■ YOUR GOAL
Would you print the records below from the first line through the line containing "(9,4) -- (9,539);", skipping the pictures?

■ STORED RECORDS
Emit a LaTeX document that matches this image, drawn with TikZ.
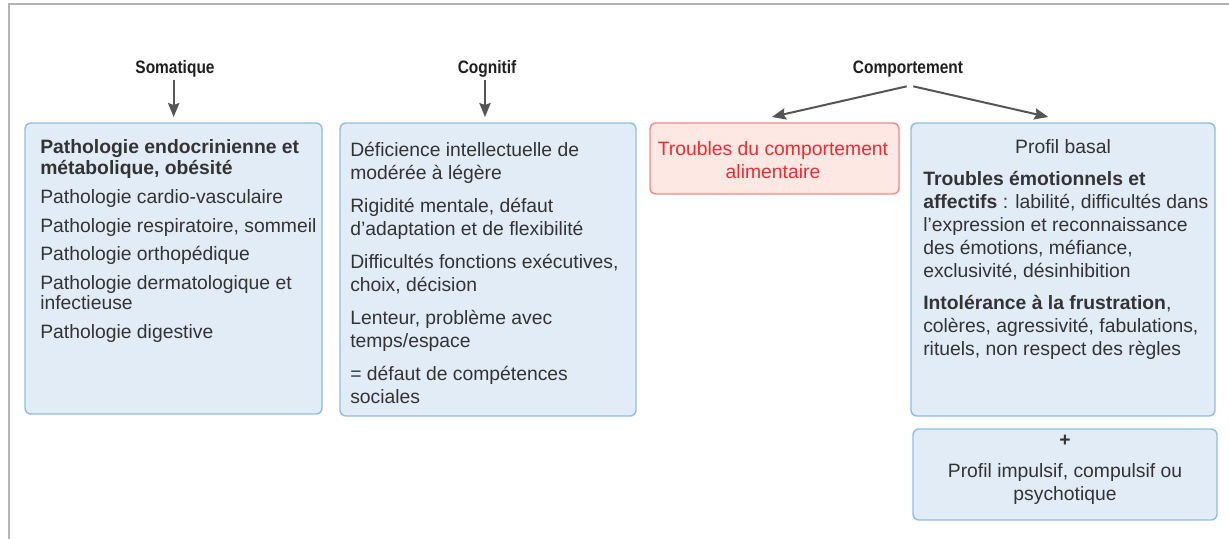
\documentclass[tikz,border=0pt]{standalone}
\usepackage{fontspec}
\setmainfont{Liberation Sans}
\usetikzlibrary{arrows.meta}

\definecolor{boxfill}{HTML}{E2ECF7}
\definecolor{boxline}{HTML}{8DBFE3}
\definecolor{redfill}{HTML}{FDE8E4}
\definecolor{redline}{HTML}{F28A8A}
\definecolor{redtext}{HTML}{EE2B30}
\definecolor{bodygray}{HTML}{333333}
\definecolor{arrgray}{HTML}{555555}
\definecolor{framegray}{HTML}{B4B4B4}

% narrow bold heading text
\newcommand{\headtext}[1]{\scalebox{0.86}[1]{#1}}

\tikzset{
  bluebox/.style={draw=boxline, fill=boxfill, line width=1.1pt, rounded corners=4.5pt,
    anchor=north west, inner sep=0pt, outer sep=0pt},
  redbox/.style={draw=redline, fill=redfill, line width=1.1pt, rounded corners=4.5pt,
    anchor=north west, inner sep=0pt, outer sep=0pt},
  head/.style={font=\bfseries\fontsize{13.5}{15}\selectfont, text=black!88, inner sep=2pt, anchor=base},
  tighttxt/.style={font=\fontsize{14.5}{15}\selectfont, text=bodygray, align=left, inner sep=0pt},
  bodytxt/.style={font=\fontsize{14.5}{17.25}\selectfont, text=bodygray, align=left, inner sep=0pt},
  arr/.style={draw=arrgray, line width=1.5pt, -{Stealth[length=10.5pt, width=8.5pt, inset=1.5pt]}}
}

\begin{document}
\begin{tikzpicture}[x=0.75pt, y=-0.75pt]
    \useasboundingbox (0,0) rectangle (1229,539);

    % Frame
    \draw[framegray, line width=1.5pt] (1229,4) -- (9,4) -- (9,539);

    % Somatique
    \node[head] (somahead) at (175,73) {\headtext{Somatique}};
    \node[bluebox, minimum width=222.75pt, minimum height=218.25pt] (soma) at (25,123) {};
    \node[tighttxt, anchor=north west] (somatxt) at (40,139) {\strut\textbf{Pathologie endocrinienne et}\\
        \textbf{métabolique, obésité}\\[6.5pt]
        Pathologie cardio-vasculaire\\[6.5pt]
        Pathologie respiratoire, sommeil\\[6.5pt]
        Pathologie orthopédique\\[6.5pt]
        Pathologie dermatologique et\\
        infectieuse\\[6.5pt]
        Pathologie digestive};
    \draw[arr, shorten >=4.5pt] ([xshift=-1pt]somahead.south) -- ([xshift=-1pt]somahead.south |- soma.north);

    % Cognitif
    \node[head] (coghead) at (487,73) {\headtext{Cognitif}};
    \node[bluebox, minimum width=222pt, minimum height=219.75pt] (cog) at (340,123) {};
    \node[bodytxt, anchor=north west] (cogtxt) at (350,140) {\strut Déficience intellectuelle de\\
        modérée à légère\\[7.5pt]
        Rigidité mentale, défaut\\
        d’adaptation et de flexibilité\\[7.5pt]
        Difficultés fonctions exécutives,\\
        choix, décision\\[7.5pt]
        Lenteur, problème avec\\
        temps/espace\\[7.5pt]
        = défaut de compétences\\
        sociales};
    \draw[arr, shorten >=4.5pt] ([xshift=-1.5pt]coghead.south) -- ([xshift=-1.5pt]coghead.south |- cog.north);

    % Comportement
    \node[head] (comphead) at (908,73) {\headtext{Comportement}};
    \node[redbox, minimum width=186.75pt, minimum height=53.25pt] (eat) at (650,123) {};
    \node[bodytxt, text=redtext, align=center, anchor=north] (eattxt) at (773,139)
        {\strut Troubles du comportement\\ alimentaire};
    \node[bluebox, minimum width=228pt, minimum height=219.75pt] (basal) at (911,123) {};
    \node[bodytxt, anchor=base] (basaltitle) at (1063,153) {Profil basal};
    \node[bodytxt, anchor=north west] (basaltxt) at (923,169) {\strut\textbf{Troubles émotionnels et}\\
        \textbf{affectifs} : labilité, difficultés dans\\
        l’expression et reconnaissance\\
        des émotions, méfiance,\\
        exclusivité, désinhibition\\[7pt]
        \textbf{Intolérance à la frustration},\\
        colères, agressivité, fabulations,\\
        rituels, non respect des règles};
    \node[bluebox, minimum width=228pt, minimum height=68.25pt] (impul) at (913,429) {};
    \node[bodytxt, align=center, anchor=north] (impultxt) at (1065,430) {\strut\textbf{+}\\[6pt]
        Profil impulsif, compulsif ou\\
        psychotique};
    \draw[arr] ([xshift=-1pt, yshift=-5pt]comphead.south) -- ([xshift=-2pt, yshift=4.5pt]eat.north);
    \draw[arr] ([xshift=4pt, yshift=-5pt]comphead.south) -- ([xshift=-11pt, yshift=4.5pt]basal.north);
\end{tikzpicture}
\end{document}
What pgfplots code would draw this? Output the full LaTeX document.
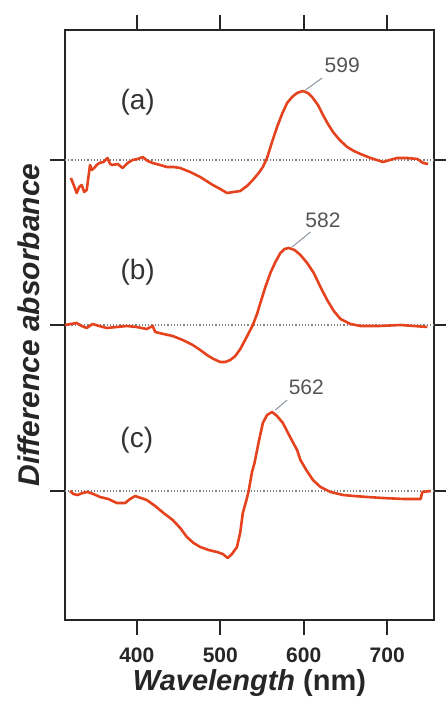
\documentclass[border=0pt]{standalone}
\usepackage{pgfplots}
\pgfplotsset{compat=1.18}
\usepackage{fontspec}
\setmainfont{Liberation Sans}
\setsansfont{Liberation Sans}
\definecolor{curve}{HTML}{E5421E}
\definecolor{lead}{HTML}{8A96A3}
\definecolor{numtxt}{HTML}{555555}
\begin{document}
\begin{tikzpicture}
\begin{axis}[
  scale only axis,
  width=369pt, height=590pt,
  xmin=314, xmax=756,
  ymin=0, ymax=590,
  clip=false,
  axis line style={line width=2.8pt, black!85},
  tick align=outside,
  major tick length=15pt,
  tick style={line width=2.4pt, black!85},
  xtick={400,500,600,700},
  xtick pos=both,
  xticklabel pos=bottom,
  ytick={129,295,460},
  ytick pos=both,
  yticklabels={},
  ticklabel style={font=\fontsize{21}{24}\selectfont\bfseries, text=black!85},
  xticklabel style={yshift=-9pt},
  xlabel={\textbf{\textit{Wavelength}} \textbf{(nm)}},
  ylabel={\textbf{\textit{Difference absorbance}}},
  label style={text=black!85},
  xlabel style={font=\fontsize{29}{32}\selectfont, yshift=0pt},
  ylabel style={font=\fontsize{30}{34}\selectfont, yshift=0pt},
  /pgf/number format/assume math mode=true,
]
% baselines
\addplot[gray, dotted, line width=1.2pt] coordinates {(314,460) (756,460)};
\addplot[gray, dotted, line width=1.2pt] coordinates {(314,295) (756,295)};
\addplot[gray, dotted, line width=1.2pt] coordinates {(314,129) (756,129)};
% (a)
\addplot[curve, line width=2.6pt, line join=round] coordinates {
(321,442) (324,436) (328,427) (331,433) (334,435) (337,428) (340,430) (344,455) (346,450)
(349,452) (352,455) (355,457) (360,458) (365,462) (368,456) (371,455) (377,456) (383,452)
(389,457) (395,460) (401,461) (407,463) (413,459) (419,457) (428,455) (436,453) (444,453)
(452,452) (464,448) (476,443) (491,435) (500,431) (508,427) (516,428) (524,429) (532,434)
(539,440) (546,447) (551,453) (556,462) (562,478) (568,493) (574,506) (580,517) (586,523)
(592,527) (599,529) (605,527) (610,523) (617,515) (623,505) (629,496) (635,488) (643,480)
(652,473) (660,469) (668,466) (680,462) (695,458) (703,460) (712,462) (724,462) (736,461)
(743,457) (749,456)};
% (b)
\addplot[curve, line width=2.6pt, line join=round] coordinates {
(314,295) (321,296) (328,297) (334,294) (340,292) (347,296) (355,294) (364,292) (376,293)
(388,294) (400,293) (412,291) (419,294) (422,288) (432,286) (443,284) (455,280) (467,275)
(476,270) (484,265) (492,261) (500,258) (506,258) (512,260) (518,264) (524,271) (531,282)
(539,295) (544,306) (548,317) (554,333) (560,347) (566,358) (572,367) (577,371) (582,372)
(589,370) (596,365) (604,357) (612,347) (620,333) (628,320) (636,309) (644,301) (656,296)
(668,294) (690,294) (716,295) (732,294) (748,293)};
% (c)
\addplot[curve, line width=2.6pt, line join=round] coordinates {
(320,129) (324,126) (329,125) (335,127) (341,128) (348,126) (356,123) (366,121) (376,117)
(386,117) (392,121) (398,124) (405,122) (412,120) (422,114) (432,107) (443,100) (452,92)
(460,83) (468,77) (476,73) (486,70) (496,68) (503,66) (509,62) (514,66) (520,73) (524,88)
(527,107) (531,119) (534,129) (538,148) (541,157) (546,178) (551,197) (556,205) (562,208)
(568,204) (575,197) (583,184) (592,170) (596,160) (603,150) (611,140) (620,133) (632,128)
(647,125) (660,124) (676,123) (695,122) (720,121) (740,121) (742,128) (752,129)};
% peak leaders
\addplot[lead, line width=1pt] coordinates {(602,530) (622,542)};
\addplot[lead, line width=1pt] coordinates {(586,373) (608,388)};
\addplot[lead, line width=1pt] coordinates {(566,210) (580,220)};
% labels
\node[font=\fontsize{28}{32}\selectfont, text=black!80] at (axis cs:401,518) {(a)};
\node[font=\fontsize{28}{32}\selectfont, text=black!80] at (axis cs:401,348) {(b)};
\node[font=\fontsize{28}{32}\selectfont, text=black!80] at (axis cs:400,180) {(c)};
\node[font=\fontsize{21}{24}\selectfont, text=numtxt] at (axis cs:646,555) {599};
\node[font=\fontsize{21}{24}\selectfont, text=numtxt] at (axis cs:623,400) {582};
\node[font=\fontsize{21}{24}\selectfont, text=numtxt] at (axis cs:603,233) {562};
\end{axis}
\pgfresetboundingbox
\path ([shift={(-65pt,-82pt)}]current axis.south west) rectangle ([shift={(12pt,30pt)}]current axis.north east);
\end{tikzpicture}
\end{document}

■ COMPLETE ANSWER
Emit a LaTeX document that matches this image, drawn with TikZ.
\documentclass[tikz,border=0pt]{standalone}
\usepackage{fontspec}
\setmainfont{Liberation Sans}
\usetikzlibrary{arrows.meta}

\definecolor{boxfill}{HTML}{E2ECF7}
\definecolor{boxline}{HTML}{8DBFE3}
\definecolor{redfill}{HTML}{FDE8E4}
\definecolor{redline}{HTML}{F28A8A}
\definecolor{redtext}{HTML}{EE2B30}
\definecolor{bodygray}{HTML}{333333}
\definecolor{arrgray}{HTML}{555555}
\definecolor{framegray}{HTML}{B4B4B4}

% narrow bold heading text
\newcommand{\headtext}[1]{\scalebox{0.86}[1]{#1}}

\tikzset{
  bluebox/.style={draw=boxline, fill=boxfill, line width=1.1pt, rounded corners=4.5pt,
    anchor=north west, inner sep=0pt, outer sep=0pt},
  redbox/.style={draw=redline, fill=redfill, line width=1.1pt, rounded corners=4.5pt,
    anchor=north west, inner sep=0pt, outer sep=0pt},
  head/.style={font=\bfseries\fontsize{13.5}{15}\selectfont, text=black!88, inner sep=2pt, anchor=base},
  tighttxt/.style={font=\fontsize{14.5}{15}\selectfont, text=bodygray, align=left, inner sep=0pt},
  bodytxt/.style={font=\fontsize{14.5}{17.25}\selectfont, text=bodygray, align=left, inner sep=0pt},
  arr/.style={draw=arrgray, line width=1.5pt, -{Stealth[length=10.5pt, width=8.5pt, inset=1.5pt]}}
}

\begin{document}
\begin{tikzpicture}[x=0.75pt, y=-0.75pt]
    \useasboundingbox (0,0) rectangle (1229,539);

    % Frame
    \draw[framegray, line width=1.5pt] (1229,4) -- (9,4) -- (9,539);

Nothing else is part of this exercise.